On December 4, 1772, Jean Baptiste Lapaise de Védrines’ land at Pointe Coupée is mentioned as being next to the tract of land of Antoine Goudeau, which was sold to Simon LeMoyne. (Pointe Coupee Families in Colonial LA 1771-1782, Laverne Thomas, III, Baton Rouge: Claitors, 2009, #531, p.29).

However, by the middle of the next year – May 1773 – Jean Baptiste received a grant of land at the Opelousas Post from the Spanish Government. (Pointe Coupee Documents, 1762-1803: A Calendar of Civil Records for the Province of Louisiana, Winston Deville, p. 100 (Apendix)).
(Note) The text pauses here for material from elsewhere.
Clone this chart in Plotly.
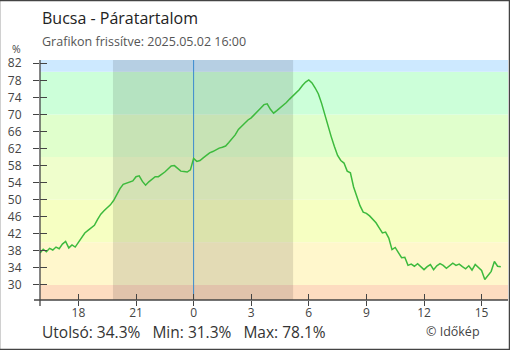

So eight years after arriving at Pointe Coupée, he departed, moving his family west to the Opelousas Post…leaving no trace of the Védrines-Vidrine family there (as at New Orleans) except for the information about them in the civil and ecclesiastical records.

The life that Jean Baptiste Lapaise de Védrines and his family had departed was captured by a traveller who visited Pointe Coupée over fifteen years later in 1791:

“Here is now a very respectable village, defended by a strong fortress and garrison of Spaniards, the commander being the governor of the district…The French here are able, ingenious and industrious planters: they live easy and plentifully, and are far more regular and commendable in the enjoyment of their earnings than their neighbors the English: their dress of their own manufactures, well wrought and neatly made up, yet not extravagant or foppish; manners and conversation easy, moral and entertaining” (William Bartram, Travels Through North and South Carolina, Georgia, East and West Florida, The Cherokee Country, The Extensive Territories of the Muscogulges, or Creek Confederacy, and The Country of the Chactaws, 1791, Part III Chapter VII).